Step 1 – Create  Blue/Green environment 

  • Select DB( refereed as Blue environment ) which needs to be upgraded.  
  • Go to actions – Create Blue/ Green Deployment. 
  • Provide the following basic configuration
    • Name of the staging environment. 
    • Version of DB to be upgraded. 
    • DB parameter group ( same as prod db parameter group, fine tuning the parameters can reduce the replica lag , more explained in the section Replica Lag below )
  • once submitted, the above configuration creates a copy of the current production environment with a logical data replication. 
  • Traffic will still be flowing through blue environment and data is replicated to Green environment.   


Blue/ Green Deployment RDS configuration 

  • Blue label – Current production environment.
  • Green label – Target Environment.
  • Staging – Logical representation of blue green deployment ( not  a DB instance on its own )

Step 2 – Switch Over

  • Once the Green environment is tested and validated,  the next step is to switch over to the Green environment.
  • Select staging and go to Actions and select the option Switch Over.  
  • Once Switchover is selected, it goes through different steps for switchover
    • Typically it takes one minutes to switch over. 
    • Constantly monitors the health of both blue and green. 
    • Configurable RTO is provided – which rolls back the entire migration if there is any issue with migration , this helps to fail safely. 
    • During this switch over,  we can still have read operations. 
    • Blocks write on blue  and allow green to catch up and then a final switchover is done towards green. 
  • At the end,  once the switchover is done, the entire traffic is redirected to Green environment.  
  • We don’t need any change on the client code, the endpoint remains the same and clients will start  interacting back with the new production green environment as is. 
  • In the interest of safety , the old DB which is a blue environment is not deleted and renamed to -old , we need to manually delete the blue environment or we can keep it as a backup for any further validations.  

Final State after Switchover 

  • Blue DB which is current production environment is renamed to prod-old 
  • Green DB is renamed to prod , which will be the same name as  your current production environment. 

 Multi AZ  RDS Blue green Deployment 

The same entire above flow with Blue Green deployment is validated with Multi AZ  RDS instances and following is the glimpse of the Blue Green environments deployed in Multi AZ. 

Down Time 

  • In a  Single AZ deployment , switch over took 48 seconds  with a test DB. .  
  • In a Multi AZ , switch over took 68 seconds 
  • During this down time any write operations are blocked  and  will result in error – “The MySQL server is running with the –read-only option so it cannot execute this statement” , read operations can still be resumed. 

Replica Lag 

Limitations

  • Available on Amazon RDS for MySQl versions 5.7 and higher.
  • Cross-Region read replicas
  • Amazon RDS Proxy
  • The resources in the blue environment and green environment must be in the same AWS account.
  • More – Blue Green Deployment Limitations

Considerations 

  • During testing, it’s  recommended to keep your databases in the green environment read only.
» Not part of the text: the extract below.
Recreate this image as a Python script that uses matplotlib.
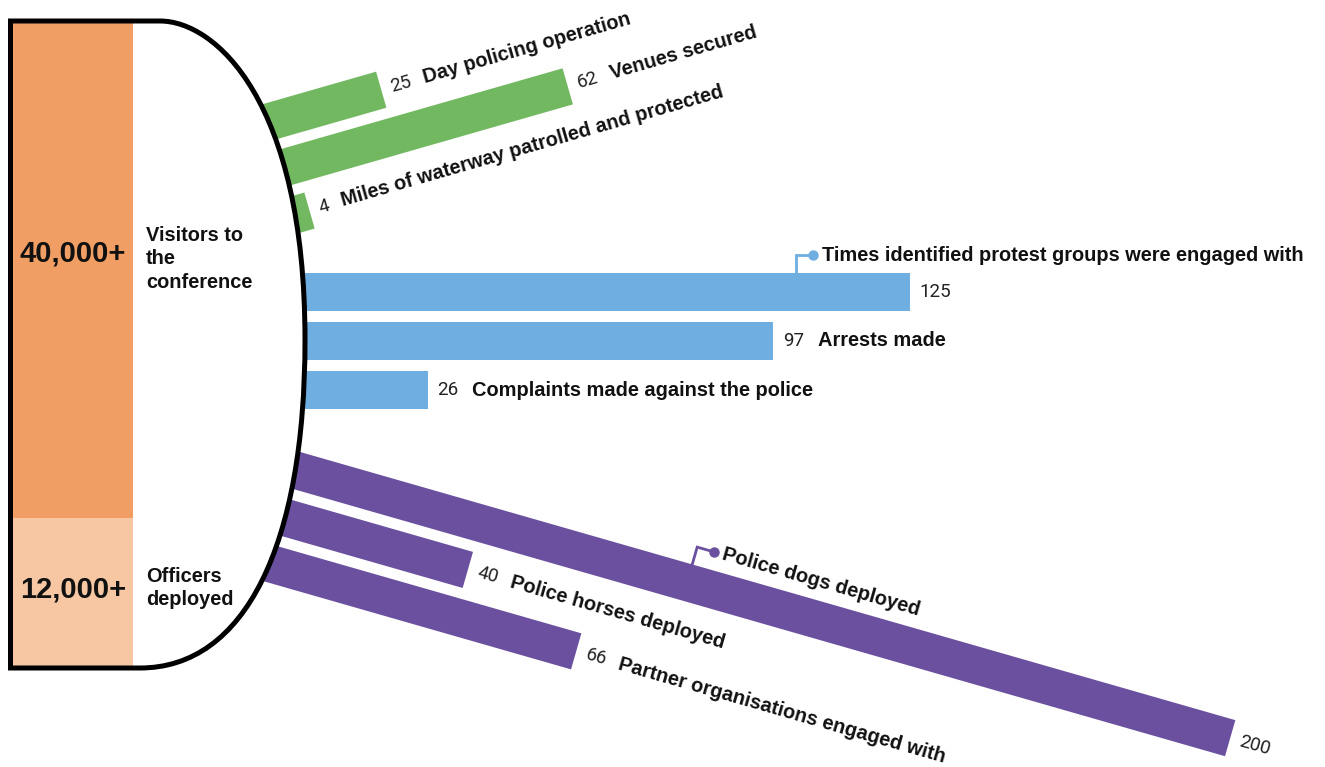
import numpy as np
import matplotlib
matplotlib.use("Agg")
import matplotlib.pyplot as plt
from matplotlib.path import Path
from matplotlib.patches import PathPatch
from matplotlib.transforms import Affine2D
from matplotlib.font_manager import FontProperties

# ---------------- data ----------------
headline_values = [40000, 12000]
headline_numbers = ["40,000+", "12,000+"]
headline_texts = ["Visitors to\nthe\nconference", "Officers\ndeployed"]

green_labels = ["Day policing operation", "Venues secured",
                "Miles of waterway patrolled and protected"]
green_values = [25, 62, 4]

blue_labels = ["Times identified protest groups were engaged with",
               "Arrests made", "Complaints made against the police"]
blue_values = [125, 97, 26]

purple_labels = ["Police dogs deployed", "Police horses deployed",
                 "Partner organisations engaged with"]
purple_values = [200, 40, 66]

# ---------------- figure ----------------
W, H = 1325, 767
fig = plt.figure(figsize=(W / 100, H / 100), dpi=100)
ax = fig.add_axes([0, 0, 1, 1])
ax.set_autoscale_on(False)
ax.set_xlim(0, W)
ax.set_ylim(H, 0)
ax.axis("off")

PX = 4.87          # pixels per unit for the rotated bar charts
BAR_H = 37.5
LABEL_FONT = dict(family=["Liberation Sans", "DejaVu Sans"], weight="bold",
                  size=14.4, color="#111111")
NUM_FONT = dict(family=["Roboto", "DejaVu Sans"], size=13.5, color="#222222")

renderer = fig.canvas.get_renderer()


def text_w(s, fd):
    fp = FontProperties(family=fd["family"], weight=fd.get("weight", "normal"),
                        size=fd["size"])
    w, h, d = renderer.get_text_width_height_descent(s, fp, ismath=False)
    return w


groups = [
    dict(values=green_values, labels=green_labels, color="#72B860", angle=-16,
         u0=220, v0=191.3, pitch=48.2, callout=None),
    dict(values=blue_values, labels=blue_labels, color="#6FAEE0", angle=0,
         u0=301, v0=292, pitch=49, callout=(0, 796)),
    dict(values=purple_values, labels=purple_labels, color="#6A509E", angle=16,
         u0=412, v0=370.5, pitch=48.4, callout=(0, 821)),
]

for g in groups:
    rot = Affine2D().rotate_deg(g["angle"])
    tr = rot + ax.transData
    n = len(g["values"])
    vs = np.array([g["v0"] + i * g["pitch"] for i in range(n)])
    widths = np.array(g["values"], dtype=float) * PX
    ax.barh(vs, widths, left=g["u0"], height=BAR_H, color=g["color"],
            transform=tr, zorder=1, linewidth=0)
    trot = -g["angle"]
    for i, (val, lab) in enumerate(zip(g["values"], g["labels"])):
        u_end = g["u0"] + val * PX
        num = str(val)
        x, y = rot.transform([u_end + 10, vs[i]])
        ax.text(x, y, num, rotation=trot, rotation_mode="anchor",
                ha="left", va="center", zorder=6, **NUM_FONT)
        if g["callout"] is not None and g["callout"][0] == i:
            cu = g["callout"][1]
            vt = vs[i] - BAR_H / 2
            vc = vt - 18
            pts = rot.transform([[cu, vt], [cu, vc], [cu + 17, vc]])
            ax.plot(pts[:, 0], pts[:, 1], color=g["color"], lw=2, zorder=6,
                    solid_joinstyle="miter")
            ax.plot([pts[2, 0]], [pts[2, 1]], "o", color=g["color"], ms=6.5,
                    zorder=6)
            lx, ly = rot.transform([cu + 17 + 9, vc])
            ax.text(lx, ly, lab, rotation=trot, rotation_mode="anchor",
                    ha="left", va="center", zorder=6, **LABEL_FONT)
        else:
            wn = text_w(num, NUM_FONT)
            lx, ly = rot.transform([u_end + 10 + wn + 13, vs[i]])
            ax.text(lx, ly, lab, rotation=trot, rotation_mode="anchor",
                    ha="left", va="center", zorder=6, **LABEL_FONT)

# ---------------- left "D" shape ----------------
verts = [(10.5, 21), (160, 21),
         (215, 21), (305, 100), (305, 340),
         (305, 545), (245, 668), (140, 668),
         (10.5, 668), (10.5, 21)]
codes = [Path.MOVETO, Path.LINETO,
         Path.CURVE4, Path.CURVE4, Path.CURVE4,
         Path.CURVE4, Path.CURVE4, Path.CURVE4,
         Path.LINETO, Path.CLOSEPOLY]
shape = Path(verts, codes)
ax.add_patch(PathPatch(shape, facecolor="white", edgecolor="none", zorder=2))
ax.add_patch(PathPatch(shape, facecolor="none", edgecolor="black", lw=3.6,
                       zorder=4, joinstyle="miter"))

# stacked headline bar
k = (666 - 23) / float(sum(headline_values))
bottoms = 23 + np.concatenate([[0], np.cumsum(headline_values)[:-1]]) * k
heights = np.array(headline_values) * k
ax.bar([72.5, 72.5], heights, bottom=bottoms, width=121,
       color=["#F09E64", "#F6C7A2"], linewidth=0, zorder=3)

num_y = [253, 589]
txt_y = [259, 588]
for i in range(2):
    ax.text(73, num_y[i], headline_numbers[i], ha="center", va="center",
            family=["Liberation Sans", "DejaVu Sans"], weight="bold",
            size=21, color="#111111", zorder=6)
    ax.text(146, txt_y[i], headline_texts[i], ha="left", va="center",
            linespacing=1.32, zorder=6, **LABEL_FONT)

fig.savefig("out.png", dpi=100)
It’s recommended that you enable write operations on the green environment with caution because they can result in replication conflicts in the green environment. They can also result in unintended data in the production databases after switchover.
  • The switchover results in downtime. The downtime is usually under one minute, but it can be longer depending on your workload.
  • The name (instance ID) of a resource changes when you switch over a blue/green deployment, but each resource keeps the same resource ID. For example, a DB instance identifier might be mydb in the blue environment. After switchover, the same DB instance might be renamed to mydb-old1. However, the resource ID of the DB instance doesn’t change during switchover. So, when the green resources are promoted to be the new production resources, their resource IDs don’t match the blue resource IDs that were previously in production
  • When using a blue/green deployment to implement schema changes, make only replication-compatible changes For example, you can add new columns at the end of a table, create indexes, or drop indexes without disrupting replication from the blue deployment to the green deployment. However, schema changes, such as renaming columns or renaming tables, break binary log replication to the green deployment. (https://dev.mysql.com/doc/refman/8.0/en/replication-features-differing-tables.html )

Post Activity : 

  • Pay attention to  channel for any alerts
  • Check Dashboard for any abnormal Activities 
  • Check alerts for error logs
  • check if sudden burst of non-200s
  • look at certain DB metrics 
  • Make sure all the DB parameters are reset back to original values.